▶ Recorded information
* * *

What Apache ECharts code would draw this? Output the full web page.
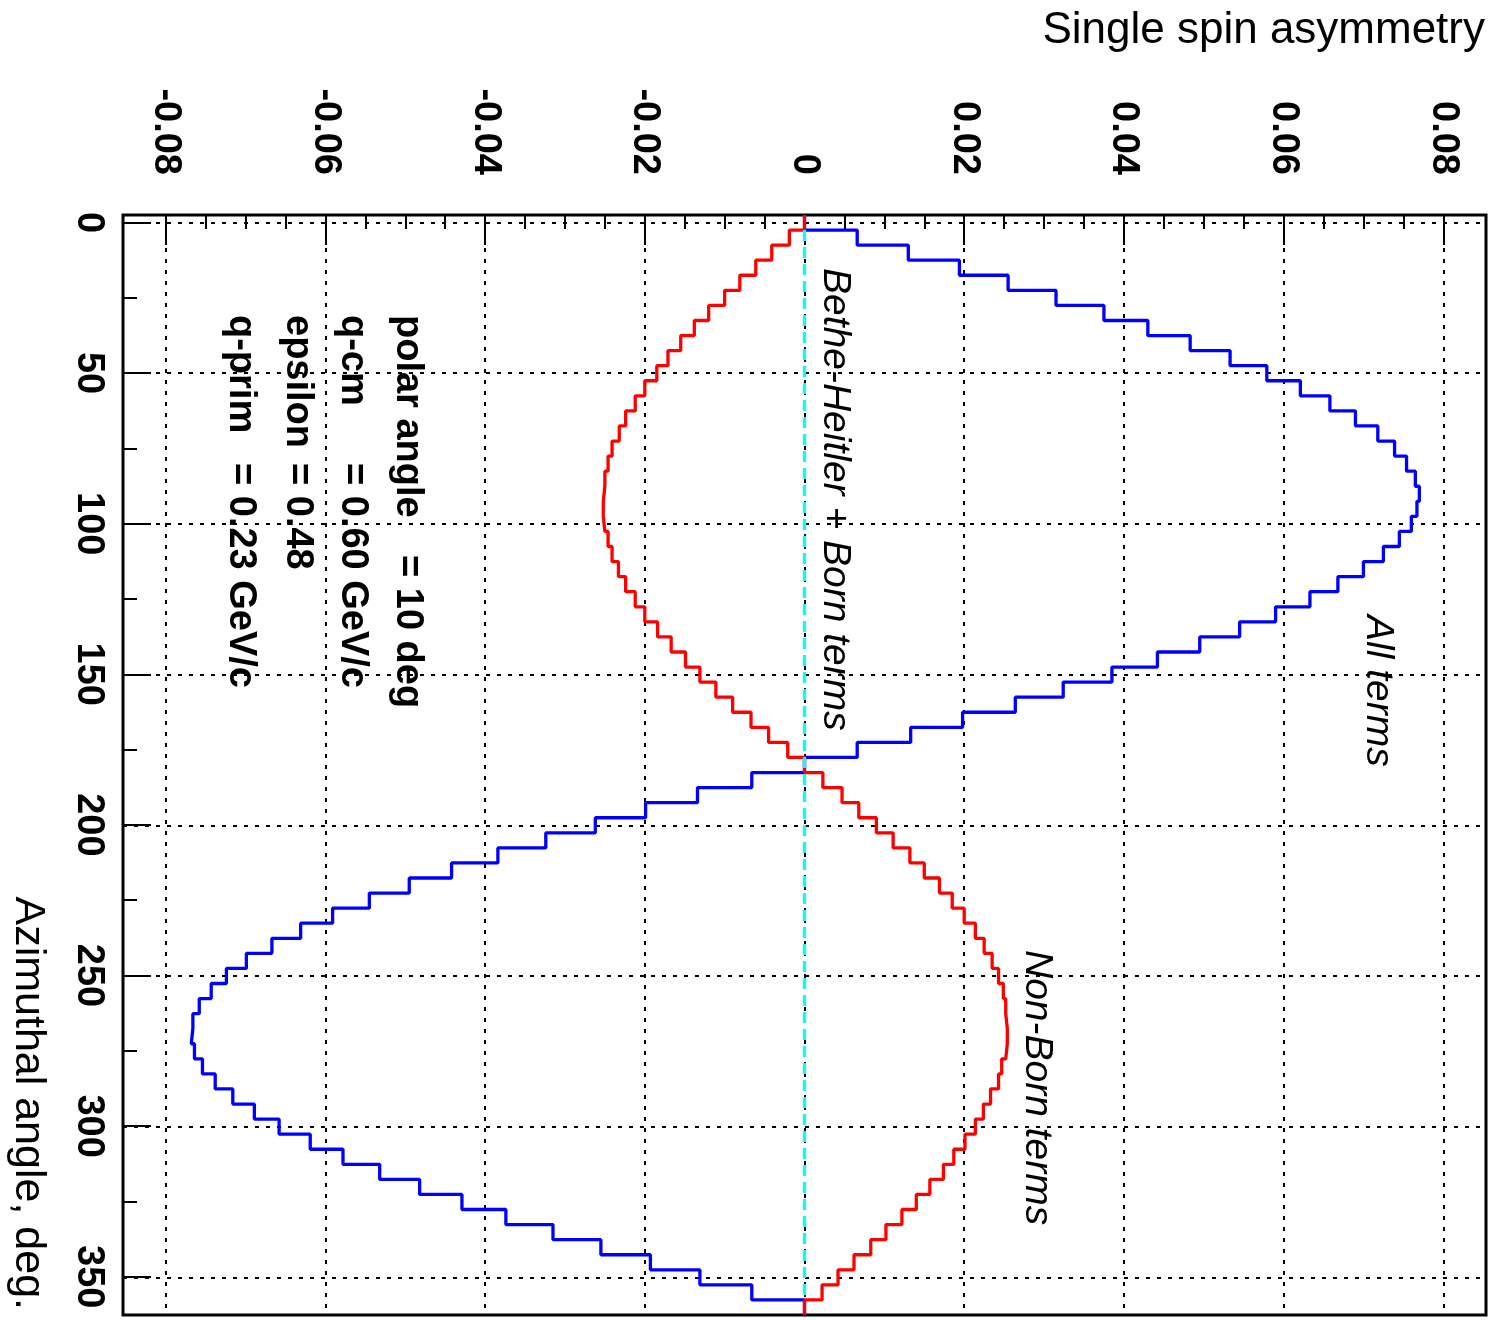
<!DOCTYPE html>
<html lang="en">
<head>
<meta charset="UTF-8">
<title>Single spin asymmetry</title>
<style>
  html, body { margin: 0; padding: 0; background: #fff; }
  #main { width: 1496px; height: 1320px; }
</style>
<script src="https://cdn.jsdelivr.net/npm/echarts@6/dist/echarts.min.js"></script>
</head>
<body>
<div id="main"></div>
<script>
// histogram bins, deg (5 deg wide, centred on the values below)
var binCentres = [0, 5, 10, 15, 20, 25, 30, 35, 40, 45, 50, 55, 60, 65, 70, 75, 80, 85, 90, 95,
  100, 105, 110, 115, 120, 125, 130, 135, 140, 145, 150, 155, 160, 165, 170, 175, 180, 185, 190, 195,
  200, 205, 210, 215, 220, 225, 230, 235, 240, 245, 250, 255, 260, 265, 270, 275, 280, 285, 290, 295,
  300, 305, 310, 315, 320, 325, 330, 335, 340, 345, 350, 355, 360];
var binWidth = 5;

// All terms (blue)
var allTerms = [0, 0.0066, 0.0130, 0.0194, 0.0255, 0.0315, 0.0375, 0.0430, 0.0483, 0.0533,
  0.0579, 0.0621, 0.0658, 0.0690, 0.0718, 0.0739, 0.0754, 0.0765, 0.0770, 0.0767,
  0.0760, 0.0745, 0.0725, 0.0700, 0.0668, 0.0633, 0.0590, 0.0545, 0.0495, 0.0442,
  0.0385, 0.0324, 0.0264, 0.0198, 0.0133, 0.0066, 0,
  -0.0066, -0.0134, -0.0199, -0.0262, -0.0324, -0.0384, -0.0442, -0.0495, -0.0545,
  -0.0591, -0.0631, -0.0667, -0.0699, -0.0724, -0.0743, -0.0758, -0.0766, -0.0768, -0.0764,
  -0.0754, -0.0738, -0.0716, -0.0689, -0.0658, -0.0619, -0.0578, -0.0532, -0.0482, -0.0429,
  -0.0374, -0.0315, -0.0255, -0.0193, -0.0131, -0.0066, 0];

// Non-Born terms (red)
var nonBorn = [0, -0.0019, -0.0041, -0.0061, -0.0081, -0.0100, -0.0120, -0.0138, -0.0155, -0.0171,
  -0.0185, -0.0200, -0.0212, -0.0224, -0.0232, -0.0241, -0.0246, -0.0250, -0.0252, -0.0252,
  -0.0250, -0.0246, -0.0241, -0.0233, -0.0224, -0.0212, -0.0200, -0.0184, -0.0167, -0.0149,
  -0.0131, -0.0111, -0.0090, -0.0067, -0.0045, -0.0021, 0,
  0.0023, 0.0047, 0.0068, 0.0090, 0.0111, 0.0132, 0.0150, 0.0169, 0.0185,
  0.0200, 0.0214, 0.0225, 0.0235, 0.0243, 0.0249, 0.0252, 0.0254, 0.0254, 0.0252,
  0.0247, 0.0243, 0.0233, 0.0224, 0.0214, 0.0201, 0.0187, 0.0174, 0.0157, 0.0140,
  0.0122, 0.0102, 0.0083, 0.0062, 0.0042, 0.0022, 0];

// Bethe-Heitler + Born terms (cyan, zero)
var bhBorn = [null, 0, 0, 0, 0, 0, 0, 0, 0, 0, 0, 0, 0, 0, 0, 0, 0, 0, 0, 0,
  0, 0, 0, 0, 0, 0, 0, 0, 0, 0, 0, 0, 0, 0, 0, 0, 0, 0, 0, 0,
  0, 0, 0, 0, 0, 0, 0, 0, 0, 0, 0, 0, 0, 0, 0, 0, 0, 0, 0, 0,
  0, 0, 0, 0, 0, 0, 0, 0, 0, 0, 0, 0, null];

var asymTicks = [-0.08, -0.06, -0.04, -0.02, 0, 0.02, 0.04, 0.06, 0.08];
var angleTicks = [0, 50, 100, 150, 200, 250, 300, 350];

var paramNames = ['polar angle', 'q-cm', 'epsilon', 'q-prim'];
var paramValues = ['= 10 deg', '= 0.60 GeV/c', '= 0.48', '= 0.23 GeV/c'];

var FONT = '"Liberation Sans", Arial, Helvetica, sans-serif';

// histogram outline: each bin gives two points (low edge, high edge)
function stepPoints(vals) {
    var pts = [];
    for (var i = 0; i < vals.length; i++) {
        if (vals[i] === null) continue;
        pts.push([vals[i], binCentres[i] - binWidth / 2]);
        pts.push([vals[i], binCentres[i] + binWidth / 2]);
    }
    return pts;
}

function histSeries(name, vals, color, z, dashed) {
    return {
        name: name,
        type: 'line',
        xAxisIndex: 0,
        yAxisIndex: 0,
        data: stepPoints(vals),
        showSymbol: false,
        symbol: 'none',
        z: z,
        lineStyle: { color: color, width: 3.3, type: dashed ? [11, 6] : 'solid' }
    };
}

var gridLines = [];
asymTicks.forEach(function (v) { gridLines.push({ xAxis: v }); });
angleTicks.forEach(function (v) { gridLines.push({ yAxis: v }); });

var graphics = [
    {
        type: 'text', x: 1485, y: 31,
        style: { text: 'Single spin asymmetry', font: '44px ' + FONT, fill: '#000',
                 textAlign: 'right', textVerticalAlign: 'middle' }
    },
    {
        type: 'text', x: 28, y: 1310, rotation: -Math.PI / 2,
        style: { text: 'Azimuthal angle, deg.', font: '43px ' + FONT, fill: '#000',
                 textAlign: 'right', textVerticalAlign: 'middle' }
    },
    {
        type: 'text', x: 835, y: 268, rotation: -Math.PI / 2,
        style: { text: 'Bethe-Heitler + Born terms', font: 'italic 39px ' + FONT, fill: '#000',
                 textAlign: 'left', textVerticalAlign: 'middle' }
    },
    {
        type: 'text', x: 1378, y: 615, rotation: -Math.PI / 2,
        style: { text: 'All terms', font: 'italic 39px ' + FONT, fill: '#000',
                 textAlign: 'left', textVerticalAlign: 'middle' }
    },
    {
        type: 'text', x: 1037, y: 950, rotation: -Math.PI / 2,
        style: { text: 'Non-Born terms', font: 'italic 39px ' + FONT, fill: '#000',
                 textAlign: 'left', textVerticalAlign: 'middle' }
    }
];

var paramX = [407, 352, 297, 240];
var valueY = [555, 463, 463, 463];
for (var i = 0; i < paramNames.length; i++) {
    graphics.push({
        type: 'text', x: paramX[i], y: 315, rotation: -Math.PI / 2,
        style: { text: paramNames[i], font: 'bold 38px ' + FONT, fill: '#000',
                 textAlign: 'left', textVerticalAlign: 'middle' }
    });
    graphics.push({
        type: 'text', x: paramX[i], y: valueY[i], rotation: -Math.PI / 2,
        style: { text: paramValues[i], font: 'bold 38px ' + FONT, fill: '#000',
                 textAlign: 'left', textVerticalAlign: 'middle' }
    });
}

var tickStyle = { color: '#000', width: 2 };
var labelStyle = { color: '#000', fontFamily: FONT, fontWeight: 'bold', fontSize: 38 };

var myChart = echarts.init(document.getElementById('main'));
var option = {
    animation: false,
    backgroundColor: '#fff',
    grid: [
        // frame, data coordinates
        { left: 123, right: 10, top: 215, bottom: 5, show: true,
          borderColor: '#000', borderWidth: 3, backgroundColor: 'transparent' },
        // inner box spanning the labelled ticks only
        { left: 165.7, right: 52.7, top: 222.5, bottom: 43.3 }
    ],
    xAxis: [
        { gridIndex: 0, type: 'value', min: -0.08535, max: 0.08535, show: false },
        {
            gridIndex: 1, type: 'value', position: 'top', offset: 7.5,
            min: -0.08, max: 0.08, interval: 0.02,
            axisLine: { show: false, onZero: false },
            axisTick: { show: true, inside: true, length: 30, lineStyle: tickStyle },
            minorTick: { show: true, splitNumber: 4, length: 14, lineStyle: tickStyle },
            splitLine: { show: false },
            // labels drawn below as rotated graphic text (clockwise)
            axisLabel: { show: false }
        }
    ],
    yAxis: [
        { gridIndex: 0, type: 'value', inverse: true, min: -2.5, max: 362.5, show: false },
        {
            gridIndex: 1, type: 'value', position: 'left', offset: 42.7, inverse: true,
            min: 0, max: 350, interval: 50,
            axisLine: { show: false, onZero: false },
            axisTick: { show: true, inside: true, length: 28, lineStyle: tickStyle },
            minorTick: { show: true, splitNumber: 2, length: 14, lineStyle: tickStyle },
            splitLine: { show: false },
            axisLabel: Object.assign({ rotate: -90, margin: 16 }, labelStyle)
        }
    ],
    graphic: graphics,
    series: [
        {
            name: 'grid', type: 'line', xAxisIndex: 0, yAxisIndex: 0, data: [], z: 1,
            markLine: {
                z: 1,
                silent: true, symbol: ['none', 'none'], label: { show: false },
                lineStyle: { color: '#000', width: 2, type: [4, 7] },
                emphasis: { disabled: true },
                data: gridLines
            }
        },
        histSeries('All terms', allTerms, '#0000ff', 2, false),
        histSeries('Non-Born terms', nonBorn, '#ff0000', 3, false),
        histSeries('Bethe-Heitler + Born terms', bhBorn, '#00ffff', 4, true)
    ]
};
myChart.setOption(option);

// asymmetry tick labels, placed through the axis scale
asymTicks.forEach(function (v) {
    var px = myChart.convertToPixel({ xAxisIndex: 1 }, v);
    graphics.push({
        type: 'text', x: px, y: 175, rotation: -Math.PI / 2,
        style: { text: v === 0 ? '0' : v.toFixed(2), font: 'bold 38px ' + FONT, fill: '#000',
                 textAlign: 'right', textVerticalAlign: 'middle' }
    });
});
myChart.setOption({ graphic: graphics });
</script>
</body>
</html>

* * *

▶ Written request
Your task is to reproduce exactly the lines from the start of the data above through the line containing "var binWidth = 5;", leaving every picture out.

▶ Written solution
What Apache ECharts code would draw this? Output the full web page.
<!DOCTYPE html>
<html lang="en">
<head>
<meta charset="UTF-8">
<title>Single spin asymmetry</title>
<style>
  html, body { margin: 0; padding: 0; background: #fff; }
  #main { width: 1496px; height: 1320px; }
</style>
<script src="https://cdn.jsdelivr.net/npm/echarts@6/dist/echarts.min.js"></script>
</head>
<body>
<div id="main"></div>
<script>
// histogram bins, deg (5 deg wide, centred on the values below)
var binCentres = [0, 5, 10, 15, 20, 25, 30, 35, 40, 45, 50, 55, 60, 65, 70, 75, 80, 85, 90, 95,
  100, 105, 110, 115, 120, 125, 130, 135, 140, 145, 150, 155, 160, 165, 170, 175, 180, 185, 190, 195,
  200, 205, 210, 215, 220, 225, 230, 235, 240, 245, 250, 255, 260, 265, 270, 275, 280, 285, 290, 295,
  300, 305, 310, 315, 320, 325, 330, 335, 340, 345, 350, 355, 360];
var binWidth = 5;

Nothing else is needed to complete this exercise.